- [Supplied information]:
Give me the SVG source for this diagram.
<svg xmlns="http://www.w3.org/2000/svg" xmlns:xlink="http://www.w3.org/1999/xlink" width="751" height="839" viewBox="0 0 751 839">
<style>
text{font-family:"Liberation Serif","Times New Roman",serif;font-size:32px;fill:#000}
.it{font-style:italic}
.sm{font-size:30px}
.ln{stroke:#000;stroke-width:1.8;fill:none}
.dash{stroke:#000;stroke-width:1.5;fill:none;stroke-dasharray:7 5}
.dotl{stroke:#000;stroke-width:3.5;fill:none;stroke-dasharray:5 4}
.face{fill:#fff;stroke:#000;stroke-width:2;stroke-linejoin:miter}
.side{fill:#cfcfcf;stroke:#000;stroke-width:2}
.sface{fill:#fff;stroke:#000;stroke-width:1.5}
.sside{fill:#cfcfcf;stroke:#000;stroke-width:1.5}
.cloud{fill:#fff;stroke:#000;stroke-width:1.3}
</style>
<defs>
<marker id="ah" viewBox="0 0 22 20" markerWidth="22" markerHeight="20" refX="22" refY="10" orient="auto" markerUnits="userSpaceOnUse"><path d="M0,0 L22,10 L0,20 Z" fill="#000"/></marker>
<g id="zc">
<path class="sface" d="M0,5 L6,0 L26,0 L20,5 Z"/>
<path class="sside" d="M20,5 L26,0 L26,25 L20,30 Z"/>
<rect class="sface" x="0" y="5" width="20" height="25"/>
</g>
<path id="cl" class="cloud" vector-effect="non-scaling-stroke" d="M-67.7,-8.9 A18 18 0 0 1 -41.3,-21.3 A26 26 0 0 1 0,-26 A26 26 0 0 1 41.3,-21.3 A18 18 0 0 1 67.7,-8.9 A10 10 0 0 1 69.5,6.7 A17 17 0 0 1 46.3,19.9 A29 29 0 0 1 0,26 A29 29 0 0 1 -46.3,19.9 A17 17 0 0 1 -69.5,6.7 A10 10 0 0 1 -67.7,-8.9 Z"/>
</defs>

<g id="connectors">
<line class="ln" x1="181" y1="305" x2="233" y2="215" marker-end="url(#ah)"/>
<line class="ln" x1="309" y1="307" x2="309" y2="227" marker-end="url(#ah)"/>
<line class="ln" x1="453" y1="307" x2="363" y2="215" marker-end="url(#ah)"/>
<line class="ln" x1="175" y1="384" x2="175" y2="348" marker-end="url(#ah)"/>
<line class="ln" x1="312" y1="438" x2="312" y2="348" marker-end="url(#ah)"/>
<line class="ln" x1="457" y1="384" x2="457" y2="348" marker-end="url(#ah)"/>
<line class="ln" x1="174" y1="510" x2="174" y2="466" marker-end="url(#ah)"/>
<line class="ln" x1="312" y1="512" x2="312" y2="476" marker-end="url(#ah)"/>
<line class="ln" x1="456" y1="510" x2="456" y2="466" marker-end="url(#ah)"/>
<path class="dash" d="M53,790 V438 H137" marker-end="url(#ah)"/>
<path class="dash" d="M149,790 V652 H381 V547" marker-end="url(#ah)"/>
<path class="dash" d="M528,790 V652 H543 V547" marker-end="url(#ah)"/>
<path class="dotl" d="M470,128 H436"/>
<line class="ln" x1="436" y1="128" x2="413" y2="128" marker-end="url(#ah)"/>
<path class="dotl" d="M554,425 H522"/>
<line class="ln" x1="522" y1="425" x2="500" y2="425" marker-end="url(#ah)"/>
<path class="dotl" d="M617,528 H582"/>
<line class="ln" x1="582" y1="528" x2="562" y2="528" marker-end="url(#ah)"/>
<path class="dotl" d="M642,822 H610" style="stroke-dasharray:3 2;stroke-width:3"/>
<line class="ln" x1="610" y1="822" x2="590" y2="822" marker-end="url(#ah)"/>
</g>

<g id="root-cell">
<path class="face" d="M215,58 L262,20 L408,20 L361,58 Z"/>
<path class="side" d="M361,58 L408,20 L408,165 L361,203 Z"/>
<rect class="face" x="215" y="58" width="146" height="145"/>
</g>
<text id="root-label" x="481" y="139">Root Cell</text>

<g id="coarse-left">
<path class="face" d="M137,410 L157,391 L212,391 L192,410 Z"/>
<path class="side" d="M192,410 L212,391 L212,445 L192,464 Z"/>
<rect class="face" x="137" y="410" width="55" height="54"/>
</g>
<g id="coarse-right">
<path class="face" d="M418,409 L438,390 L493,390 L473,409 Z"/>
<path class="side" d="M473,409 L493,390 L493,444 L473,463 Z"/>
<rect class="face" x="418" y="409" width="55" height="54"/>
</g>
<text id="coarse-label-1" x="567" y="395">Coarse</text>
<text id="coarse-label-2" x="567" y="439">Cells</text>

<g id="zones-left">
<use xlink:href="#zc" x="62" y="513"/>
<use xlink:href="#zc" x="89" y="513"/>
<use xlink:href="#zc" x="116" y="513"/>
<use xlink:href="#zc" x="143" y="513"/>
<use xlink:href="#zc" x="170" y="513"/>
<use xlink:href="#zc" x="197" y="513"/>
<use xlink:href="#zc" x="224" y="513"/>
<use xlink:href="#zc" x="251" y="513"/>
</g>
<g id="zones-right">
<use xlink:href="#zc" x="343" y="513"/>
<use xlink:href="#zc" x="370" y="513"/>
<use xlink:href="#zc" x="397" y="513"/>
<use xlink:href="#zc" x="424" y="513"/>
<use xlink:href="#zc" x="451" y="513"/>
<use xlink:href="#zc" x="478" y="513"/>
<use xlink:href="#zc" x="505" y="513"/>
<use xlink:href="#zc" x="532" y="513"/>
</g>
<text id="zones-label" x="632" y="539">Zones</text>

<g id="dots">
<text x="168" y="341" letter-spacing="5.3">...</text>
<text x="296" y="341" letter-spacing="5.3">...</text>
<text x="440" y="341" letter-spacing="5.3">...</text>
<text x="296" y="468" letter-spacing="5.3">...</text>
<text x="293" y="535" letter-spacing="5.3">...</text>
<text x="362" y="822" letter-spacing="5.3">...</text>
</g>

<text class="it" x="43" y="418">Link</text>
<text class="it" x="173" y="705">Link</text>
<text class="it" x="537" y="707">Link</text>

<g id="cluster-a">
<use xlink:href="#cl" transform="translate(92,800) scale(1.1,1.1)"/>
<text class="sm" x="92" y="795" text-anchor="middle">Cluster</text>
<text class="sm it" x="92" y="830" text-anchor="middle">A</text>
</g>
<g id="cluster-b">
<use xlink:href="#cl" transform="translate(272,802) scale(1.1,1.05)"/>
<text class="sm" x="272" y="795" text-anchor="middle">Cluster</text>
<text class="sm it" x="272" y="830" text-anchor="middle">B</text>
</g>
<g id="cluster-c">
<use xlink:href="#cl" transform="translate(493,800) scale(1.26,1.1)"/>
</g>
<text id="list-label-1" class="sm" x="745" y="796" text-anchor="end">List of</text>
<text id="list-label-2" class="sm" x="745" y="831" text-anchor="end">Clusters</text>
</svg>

- [Problem requirements]:
Using the data above, output each line exactly.

- [Exercise response]:
Give me the SVG source for this diagram.
<svg xmlns="http://www.w3.org/2000/svg" xmlns:xlink="http://www.w3.org/1999/xlink" width="751" height="839" viewBox="0 0 751 839">
<style>
text{font-family:"Liberation Serif","Times New Roman",serif;font-size:32px;fill:#000}
.it{font-style:italic}
.sm{font-size:30px}
.ln{stroke:#000;stroke-width:1.8;fill:none}
.dash{stroke:#000;stroke-width:1.5;fill:none;stroke-dasharray:7 5}
.dotl{stroke:#000;stroke-width:3.5;fill:none;stroke-dasharray:5 4}
.face{fill:#fff;stroke:#000;stroke-width:2;stroke-linejoin:miter}
.side{fill:#cfcfcf;stroke:#000;stroke-width:2}
.sface{fill:#fff;stroke:#000;stroke-width:1.5}
.sside{fill:#cfcfcf;stroke:#000;stroke-width:1.5}
.cloud{fill:#fff;stroke:#000;stroke-width:1.3}
</style>
<defs>
<marker id="ah" viewBox="0 0 22 20" markerWidth="22" markerHeight="20" refX="22" refY="10" orient="auto" markerUnits="userSpaceOnUse"><path d="M0,0 L22,10 L0,20 Z" fill="#000"/></marker>
<g id="zc">
<path class="sface" d="M0,5 L6,0 L26,0 L20,5 Z"/>
<path class="sside" d="M20,5 L26,0 L26,25 L20,30 Z"/>
<rect class="sface" x="0" y="5" width="20" height="25"/>
</g>
<path id="cl" class="cloud" vector-effect="non-scaling-stroke" d="M-67.7,-8.9 A18 18 0 0 1 -41.3,-21.3 A26 26 0 0 1 0,-26 A26 26 0 0 1 41.3,-21.3 A18 18 0 0 1 67.7,-8.9 A10 10 0 0 1 69.5,6.7 A17 17 0 0 1 46.3,19.9 A29 29 0 0 1 0,26 A29 29 0 0 1 -46.3,19.9 A17 17 0 0 1 -69.5,6.7 A10 10 0 0 1 -67.7,-8.9 Z"/>
</defs>

<g id="connectors">
<line class="ln" x1="181" y1="305" x2="233" y2="215" marker-end="url(#ah)"/>
<line class="ln" x1="309" y1="307" x2="309" y2="227" marker-end="url(#ah)"/>
<line class="ln" x1="453" y1="307" x2="363" y2="215" marker-end="url(#ah)"/>
<line class="ln" x1="175" y1="384" x2="175" y2="348" marker-end="url(#ah)"/>
<line class="ln" x1="312" y1="438" x2="312" y2="348" marker-end="url(#ah)"/>
<line class="ln" x1="457" y1="384" x2="457" y2="348" marker-end="url(#ah)"/>
<line class="ln" x1="174" y1="510" x2="174" y2="466" marker-end="url(#ah)"/>
<line class="ln" x1="312" y1="512" x2="312" y2="476" marker-end="url(#ah)"/>
<line class="ln" x1="456" y1="510" x2="456" y2="466" marker-end="url(#ah)"/>
<path class="dash" d="M53,790 V438 H137" marker-end="url(#ah)"/>
<path class="dash" d="M149,790 V652 H381 V547" marker-end="url(#ah)"/>
<path class="dash" d="M528,790 V652 H543 V547" marker-end="url(#ah)"/>
<path class="dotl" d="M470,128 H436"/>
<line class="ln" x1="436" y1="128" x2="413" y2="128" marker-end="url(#ah)"/>
<path class="dotl" d="M554,425 H522"/>
<line class="ln" x1="522" y1="425" x2="500" y2="425" marker-end="url(#ah)"/>
<path class="dotl" d="M617,528 H582"/>
<line class="ln" x1="582" y1="528" x2="562" y2="528" marker-end="url(#ah)"/>
<path class="dotl" d="M642,822 H610" style="stroke-dasharray:3 2;stroke-width:3"/>
<line class="ln" x1="610" y1="822" x2="590" y2="822" marker-end="url(#ah)"/>
</g>

<g id="root-cell">
<path class="face" d="M215,58 L262,20 L408,20 L361,58 Z"/>
<path class="side" d="M361,58 L408,20 L408,165 L361,203 Z"/>
<rect class="face" x="215" y="58" width="146" height="145"/>
</g>
<text id="root-label" x="481" y="139">Root Cell</text>

<g id="coarse-left">
<path class="face" d="M137,410 L157,391 L212,391 L192,410 Z"/>
<path class="side" d="M192,410 L212,391 L212,445 L192,464 Z"/>
<rect class="face" x="137" y="410" width="55" height="54"/>
</g>
<g id="coarse-right">
<path class="face" d="M418,409 L438,390 L493,390 L473,409 Z"/>
<path class="side" d="M473,409 L493,390 L493,444 L473,463 Z"/>
<rect class="face" x="418" y="409" width="55" height="54"/>
</g>
<text id="coarse-label-1" x="567" y="395">Coarse</text>
<text id="coarse-label-2" x="567" y="439">Cells</text>

<g id="zones-left">
<use xlink:href="#zc" x="62" y="513"/>
<use xlink:href="#zc" x="89" y="513"/>
<use xlink:href="#zc" x="116" y="513"/>
<use xlink:href="#zc" x="143" y="513"/>
<use xlink:href="#zc" x="170" y="513"/>
<use xlink:href="#zc" x="197" y="513"/>
<use xlink:href="#zc" x="224" y="513"/>
<use xlink:href="#zc" x="251" y="513"/>
</g>
<g id="zones-right">
<use xlink:href="#zc" x="343" y="513"/>
<use xlink:href="#zc" x="370" y="513"/>
<use xlink:href="#zc" x="397" y="513"/>
<use xlink:href="#zc" x="424" y="513"/>
<use xlink:href="#zc" x="451" y="513"/>
<use xlink:href="#zc" x="478" y="513"/>
<use xlink:href="#zc" x="505" y="513"/>
<use xlink:href="#zc" x="532" y="513"/>
</g>
<text id="zones-label" x="632" y="539">Zones</text>

<g id="dots">
<text x="168" y="341" letter-spacing="5.3">...</text>
<text x="296" y="341" letter-spacing="5.3">...</text>
<text x="440" y="341" letter-spacing="5.3">...</text>
<text x="296" y="468" letter-spacing="5.3">...</text>
<text x="293" y="535" letter-spacing="5.3">...</text>
<text x="362" y="822" letter-spacing="5.3">...</text>
</g>

<text class="it" x="43" y="418">Link</text>
<text class="it" x="173" y="705">Link</text>
<text class="it" x="537" y="707">Link</text>

<g id="cluster-a">
<use xlink:href="#cl" transform="translate(92,800) scale(1.1,1.1)"/>
<text class="sm" x="92" y="795" text-anchor="middle">Cluster</text>
<text class="sm it" x="92" y="830" text-anchor="middle">A</text>
</g>
<g id="cluster-b">
<use xlink:href="#cl" transform="translate(272,802) scale(1.1,1.05)"/>
<text class="sm" x="272" y="795" text-anchor="middle">Cluster</text>
<text class="sm it" x="272" y="830" text-anchor="middle">B</text>
</g>
<g id="cluster-c">
<use xlink:href="#cl" transform="translate(493,800) scale(1.26,1.1)"/>
</g>
<text id="list-label-1" class="sm" x="745" y="796" text-anchor="end">List of</text>
<text id="list-label-2" class="sm" x="745" y="831" text-anchor="end">Clusters</text>
</svg>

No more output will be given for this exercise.